Normally, second-hand titles are labelled with a yellow sticker in order to identify their “pre-owned” state, but this will soon be ditched for a universal white label. One Canadian Gamestop employee confirmed with Kotaku the following information;
I can confirm this 100% we were given instructions last week to start this. We were told that we were to merge all used games with the new games and have them sectioned off by one of four specific genres they gave us. They told us that the new copy must be on the very bottom of the pile and the used ones stacked on top and that we were to change
all price stickers to the white ones. They also instructed us to discard all materials advertising used games. Now the stickers do have the words NEW or USED on them but no one looks at that.
HUGE problems with this will of course be with the online code games. Generic_Customer_01 will grab the top copy of NHL 12, go home, and not be able to play online. There are also MANY games where the new copy is as cheap as $19.99 but the used copies stacked on top of it are $34.99. It is also a nightmare to find anything anymore and the
opinion of what games fall in what categories was different even across staff members in the same store.
Instead, according to internal documentation forwarded to Kotaku, all games will be lumped into the one section, and all games will be stickered with the same white price tags (pre-owned games previously had their own distinctive yellow stickers in Canada, something I understand US stores did away with a while back).

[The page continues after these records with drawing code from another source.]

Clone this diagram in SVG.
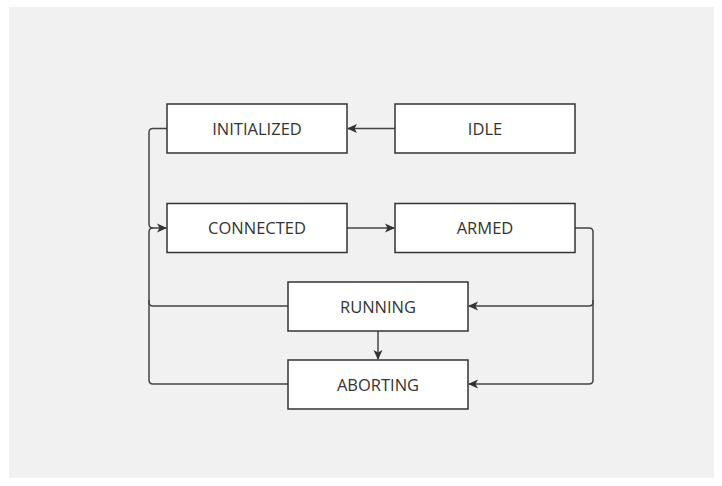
<svg xmlns="http://www.w3.org/2000/svg" width="722" height="486" viewBox="0 0 722 486">
  <style>
    .node rect { fill: #ffffff; stroke: #333333; stroke-width: 1.5; }
    .node text { font-family: "Open Sans", "Liberation Sans", sans-serif; font-size: 16.5px; fill: #333333; text-anchor: middle; }
    .edge { fill: none; stroke: #444444; stroke-width: 1.5; }
  </style>
  <defs>
    <marker id="arrow" viewBox="0 0 10 10" refX="9" refY="5" markerWidth="10" markerHeight="10" markerUnits="userSpaceOnUse" orient="auto">
      <path d="M0,0.5 L10,5 L0,9.5 L2.5,5 z" fill="#333333"/>
    </marker>
  </defs>

  <!-- canvas -->
  <rect x="9" y="7" width="705" height="471" fill="#f1f1f1"/>

  <!-- connectors -->
  <g id="connectors">
    <path class="edge" d="M395,128.5 H348" marker-end="url(#arrow)"/>
    <path class="edge" d="M167,128.5 H153 Q149,128.5 149,132.5 V224 Q149,228 153,228 H166" marker-end="url(#arrow)"/>
    <path class="edge" d="M347,228 H394" marker-end="url(#arrow)"/>
    <path class="edge" d="M575,228 H589 Q593,228 593,232 V302 Q593,306 589,306 H469" marker-end="url(#arrow)"/>
    <path class="edge" d="M593,300 V380 Q593,384 589,384 H469" marker-end="url(#arrow)"/>
    <path class="edge" d="M288,306 H153 Q149,306 149,302 V232 Q149,228 153,228"/>
    <path class="edge" d="M288,384 H153 Q149,384 149,380 V300"/>
    <path class="edge" d="M378,331 V359" marker-end="url(#arrow)"/>
  </g>

  <!-- states -->
  <g id="initialized" class="node">
    <rect x="167" y="104" width="180" height="49"/>
    <text x="257" y="134.5">INITIALIZED</text>
  </g>
  <g id="idle" class="node">
    <rect x="395" y="104" width="180" height="49"/>
    <text x="485" y="134.5">IDLE</text>
  </g>
  <g id="connected" class="node">
    <rect x="167" y="203.5" width="180" height="49"/>
    <text x="257" y="234">CONNECTED</text>
  </g>
  <g id="armed" class="node">
    <rect x="395" y="203.5" width="180" height="49"/>
    <text x="485" y="234">ARMED</text>
  </g>
  <g id="running" class="node">
    <rect x="288" y="282" width="180" height="49"/>
    <text x="378" y="312.5">RUNNING</text>
  </g>
  <g id="aborting" class="node">
    <rect x="288" y="360" width="180" height="49"/>
    <text x="378" y="390.5">ABORTING</text>
  </g>
</svg>
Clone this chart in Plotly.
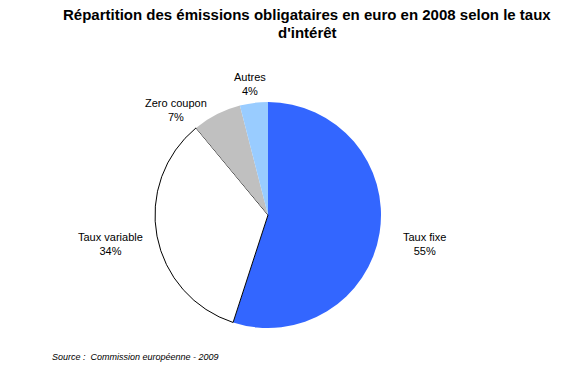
import plotly.graph_objects as go

categories = ["Taux fixe", "Taux variable", "Zero coupon", "Autres"]
values = [55, 34, 7, 4]
colors = ["#3366FF", "#FFFFFF", "#C0C0C0", "#99CCFF"]
line_widths = [0, 1, 0, 0]

title_lines = ["Répartition des émissions obligataires en euro en 2008 selon le taux", "d'intérêt"]
source_text = "Source :  Commission européenne - 2009"

W, H = 566, 382
cx, cy, r = 268, 215, 113

# label anchor positions in pixels (layout only)
label_px = [(424, 244), (110, 244), (176, 110), (250, 84)]
title_px = [(307, 15), (307, 33)]

fig = go.Figure(go.Pie(
    labels=categories, values=values, sort=False, direction="clockwise", rotation=0,
    marker=dict(colors=colors, line=dict(color="black", width=line_widths)),
    textinfo="none", hoverinfo="label+percent", showlegend=False,
    domain=dict(x=[(cx - r) / W, (cx + r) / W], y=[1 - (cy + r) / H, 1 - (cy - r) / H]),
))

total = sum(values)
font = dict(family="Liberation Sans, Arial", size=11, color="black")
for (px, py), c, v in zip(label_px, categories, values):
    fig.add_annotation(x=px / W, y=1 - py / H, xref="paper", yref="paper", showarrow=False,
                       xanchor="center", yanchor="middle",
                       text=f"{c}<br>{round(100 * v / total)}%", align="center", font=font)

fig.add_annotation(x=50 / W, y=1 - 357 / H, xref="paper", yref="paper", showarrow=False,
                   xanchor="left", yanchor="middle", text=f"<i>{source_text}</i>",
                   font=dict(family="Liberation Sans, Arial", size=9, color="black"))

for (px, py), t in zip(title_px, title_lines):
    fig.add_annotation(x=px / W, y=1 - py / H, xref="paper", yref="paper", showarrow=False,
                       xanchor="center", yanchor="middle", text=f"<b>{t}</b>",
                       font=dict(family="Liberation Sans, Arial", size=15, color="black"))

fig.update_layout(
    width=W, height=H, margin=dict(l=0, r=0, t=0, b=0),
    paper_bgcolor="white", plot_bgcolor="white",
)

fig.write_html("out.html", config={"displayModeBar": False},
               post_script="document.body.style.margin='0';")
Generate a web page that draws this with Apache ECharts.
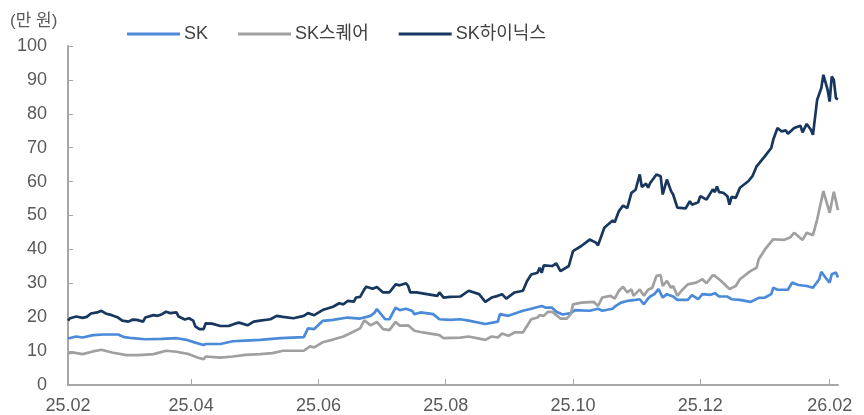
<!DOCTYPE html>
<html>
<head>
<meta charset="utf-8">
<script src="https://cdn.jsdelivr.net/npm/echarts@6.0.0/dist/echarts.min.js"></script>
<style>
html,body{margin:0;padding:0;background:#fff;}
#chart{width:864px;height:415px;}
</style>
</head>
<body>
<div id="chart"></div>
<script>
// x = days since 2025-02-01
var monthDays = [0, 59, 120, 181, 242, 303, 365];
var monthLabels = ['25.02', '25.04', '25.06', '25.08', '25.10', '25.12', '26.02'];

var skDays = [0,4,7,12,17,24,27,31,37,45,52,57,61,65,66,73,79,85,92,
  102,113,115,118,122,127,134,140,145,147,148,150,152,154,157,159,162,165,166,169,175,178,183,188,
  192,200,206,207,211,218,222,227,229,232,234,237,241,243,250,254,256,261,262,265,268,272,274,276,
  278,279,281,283,285,287,290,292,297,299,302,304,308,310,312,316,318,322,327,331,334,337,338,340,345,347,350,354,357,360,361,363,365,366,368,369];
var skVals = [13.7,14.3,14.0,14.7,14.9,14.9,14.1,13.8,13.5,13.6,13.8,13.3,12.5,11.8,12.1,12.1,12.9,13.1,13.3,
  13.8,14.1,16.7,16.5,18.9,19.2,19.9,19.6,20.4,21.4,22.4,20.9,19.4,19.4,22.8,22.1,22.5,21.8,20.9,21.4,20.9,19.4,19.2,19.4,
  19.0,18.0,18.7,20.9,20.4,21.9,22.5,23.3,22.8,22.8,21.6,20.8,21.2,22.1,21.9,22.5,21.9,22.5,23.1,24.3,24.8,25.1,25.3,23.8,
  25.5,26.1,26.8,28.3,25.8,26.8,26.1,25.1,25.1,26.5,25.3,26.8,26.6,27.1,26.1,26.1,25.3,25.1,24.5,25.7,25.8,26.8,28.7,28.1,28.1,30.2,29.5,29.2,28.7,31.2,33.4,31.7,30.2,32.7,33.2,31.7];

var sqDays = [0,2,7,12,16,21,28,34,41,47,52,58,62,65,66,73,79,85,92,
  98,103,113,116,118,122,127,132,136,140,142,145,148,151,154,157,159,163,166,170,178,180,188,
  192,197,200,203,206,208,211,214,218,222,225,226,228,230,232,234,236,239,241,242,246,252,254,256,260,262,264,266,268,270,271,274,276,277,
  278,280,282,284,285,287,289,290,292,294,297,301,304,306,309,310,313,317,320,322,327,330,331,334,338,343,346,348,352,354,357,359,362,365,367,369];
var sqVals = [9.3,9.6,9.1,9.9,10.4,9.6,8.8,8.8,9.1,10.1,9.8,9.1,8.1,7.6,8.4,8.1,8.4,8.9,9.1,
  9.4,10.1,10.1,11.4,11.1,12.6,13.4,14.3,15.5,16.7,19.1,17.6,18.6,16.5,16.2,18.6,17.5,17.6,16.0,15.5,14.7,13.8,14.0,
  14.3,13.7,13.3,14.3,14.0,15.2,14.5,15.5,15.5,19.4,19.9,20.6,20.4,21.6,21.6,20.6,19.6,19.6,20.9,23.8,24.3,24.5,23.3,25.8,26.3,25.5,27.8,29.0,27.3,28.2,26.3,28.2,26.3,27.3,
  28.1,28.7,32.2,32.4,29.2,30.7,28.7,29.2,26.3,27.8,29.7,30.2,31.2,30.0,32.4,32.2,30.7,28.3,29.2,31.2,33.6,34.6,37.1,40.0,43.0,42.8,43.5,44.9,42.8,44.9,44.2,48.8,57.2,50.8,57.0,51.6];

var hxDays = [0,1,4,7,9,11,14,16,18,21,24,26,29,31,33,36,37,41,43,45,47,49,52,53,56,58,60,61,63,65,66,69,73,77,80,82,86,89,92,
  97,100,103,108,113,115,118,122,127,130,132,134,137,138,140,142,143,146,148,151,154,157,159,162,163,164,167,172,177,178,180,183,188,
  192,197,200,203,206,208,210,214,218,220,222,225,226,227,228,232,234,236,240,242,246,250,253,254,257,261,262,264,266,268,270,272,274,
  275,277,278,279,282,284,285,287,289,290,292,296,298,299,302,303,306,309,310,311,312,314,316,317,318,320,322,326,328,330,334,337,338,340,342,344,345,348,351,352,354,356,357,359,361,362,364,365,366,367,368,369];
var hxVals = [19.0,19.7,20.2,19.8,20.1,21.1,21.4,21.9,21.1,20.6,19.9,19.0,18.7,19.3,19.2,18.7,19.9,20.6,20.4,20.9,21.6,21.2,21.4,20.2,19.3,19.7,19.0,17.3,16.5,16.5,18.2,18.1,17.4,17.4,18.1,18.4,17.6,18.7,19.0,
  19.4,20.4,20.1,19.7,20.4,21.2,20.6,22.1,23.1,24.1,23.8,24.8,24.6,25.8,26.0,28.2,29.0,28.4,28.9,27.3,27.3,29.7,29.4,30.0,29.2,27.3,27.3,26.8,26.3,27.3,25.8,26.0,26.1,
  27.8,26.8,24.5,25.8,26.3,26.8,25.5,27.3,27.8,30.7,32.6,33.1,34.6,33.1,35.3,35.1,35.9,33.6,35.1,39.5,41.0,42.9,42.0,41.2,46.4,48.5,48.0,51.3,52.9,52.2,56.7,57.6,62.1,
  58.4,59.4,58.2,59.6,62.1,61.6,56.2,60.6,57.2,56.2,52.3,52.1,54.2,53.2,53.9,55.7,54.7,57.7,56.9,58.6,56.9,56.7,55.7,53.2,55.5,55.2,58.2,60.1,61.6,64.5,67.5,69.9,72.4,75.8,74.8,75.1,74.1,75.8,76.5,74.5,77.0,75.3,73.8,84.1,87.6,91.5,87.1,83.6,91.0,90.0,84.6,84.3];

function pairs(days, vals) {
  var out = [];
  for (var i = 0; i < days.length; i++) out.push([days[i], vals[i]]);
  return out;
}

var textFont = "'Liberation Sans', 'Noto Sans CJK KR', sans-serif";
var chart = echarts.init(document.getElementById('chart'));

var option = {
  animation: false,
  textStyle: { fontFamily: textFont },
  grid: { left: 68, right: 26, top: 46, bottom: 29, containLabel: false },
  graphic: [{
    type: 'text', left: 10, top: 13,
    style: { text: '(만 원)', fill: '#595959', font: '17px ' + textFont }
  }],
  legend: {
    left: 122, top: 20,
    itemWidth: 53, itemHeight: 3, itemGap: 30,
    icon: 'rect',
    textStyle: { color: '#404040', fontSize: 18, padding: [0, 0, 0, -1] },
    data: ['SK', 'SK스퀘어', 'SK하이닉스']
  },
  xAxis: {
    type: 'value', min: 0, max: 369,
    splitLine: { show: false },
    axisLine: { lineStyle: { color: '#a6a6a6', width: 2 } },
    axisTick: { inside: true, length: 6, customValues: monthDays, lineStyle: { color: '#a6a6a6', width: 1 } },
    axisLabel: {
      customValues: monthDays,
      color: '#595959', fontSize: 18, margin: 12,
      formatter: function (v) {
        var i = monthDays.indexOf(v);
        return i >= 0 ? monthLabels[i] : '';
      }
    }
  },
  yAxis: {
    type: 'value', min: 0, max: 100, interval: 10,
    splitLine: { show: false },
    axisLine: { show: true, lineStyle: { color: '#a6a6a6', width: 2 } },
    axisTick: { show: true, inside: true, length: 5, lineStyle: { color: '#a6a6a6', width: 1 } },
    axisLabel: { color: '#595959', fontSize: 18, margin: 21 }
  },
  series: [
    { name: 'SK', type: 'line', data: pairs(skDays, skVals), showSymbol: false,
      color: '#4a8ad9', lineStyle: { width: 2.7 } },
    { name: 'SK스퀘어', type: 'line', data: pairs(sqDays, sqVals), showSymbol: false,
      color: '#a0a0a0', lineStyle: { width: 2.7 } },
    { name: 'SK하이닉스', type: 'line', data: pairs(hxDays, hxVals), showSymbol: false,
      color: '#17375e', lineStyle: { width: 2.7 } }
  ]
};

chart.setOption(option);
</script>
</body>
</html>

Gamestop and EB Games have yet to comment on the matter, but if this is their way of making a quick buck before the Christmas time rushes, it is absolutely shameful. T
This isn’t the first time that Gamestop has been in the news for shoddy business practices either, as their methods of dealing with bundled OnLive codes for Deus Ex Human Revolution this year caught the public spotlight, requiring some hasty damage control in the process.